First, I'll like to echo @Shenanigator's "Welcome Back"! Also, this is a great post! I love the question and the responses. Making a novel stand on its own and still the first of a series is what I'm trying to do with my WIP. My series is what Brandon Sanderson calls a serialized epic; where the next book will continue the story of the previous book. I've written the series' story, and plotted that story out over five books using a four act structure. I chose five books because, after trying three books and then four, the story read best as five 80K WC chapters. Each book follows the four act structure. Now, how they stand alone is that everything started in Act One finishes in Act Four.
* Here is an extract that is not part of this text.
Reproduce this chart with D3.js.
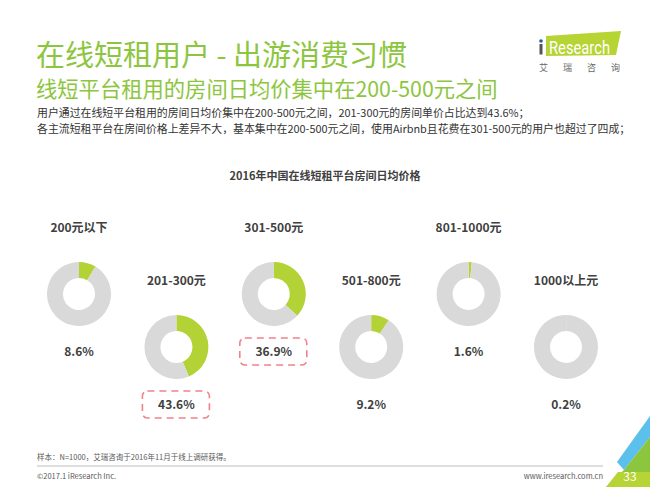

For example, Altesse leaves Tairseach( a fortress where she was taken as a baby and never allowed to leave) in chapter one. But leaving a place psychically, and leaving it mentally, are two different struggles. It's not until Act Four that Altesse truly escapes Tairseach. It's not until the resolution that Altesse, and her companions come together and are ready to move on the next chapter in the story. Here's an example of one of the supporting character's arch; Mirinae is investigating who in the Iolball (the religious organization running Tairseach) is wanting to kill Altesse. This is concluded in the first book, but asks another question that becomes a story arch in following book. In the resolution of each book, the ending concludes the story of that book, but opens the door to the next one. One more thing, I've purposefully front loaded the planning for the entire series into the first book. As I've worked on the first book, I've updated plots, and other elements that will go into the other books. When I finish book one I can immediately begin book two because the planning will be done. This is good advice. The serialized epic has its own learning curve as oppose to the single novel or the continuing adventures series. But, I would recommended the aspiring SE writer to plot the story, or what elements they have of the story, and see if it still holds their interest.
Brandon Sanderson did this with Mistborn. Make the central story self-contained but leave a lot of open questions.
I love Mistorn and I've definitely had it in mind as a good example of this. Like you said, Brandon does a really good job of telling a self-contained story in Final Empire while leaving certain questions and arcs open for the sequels. Now I just have to figure out how to incorporate that into my own book.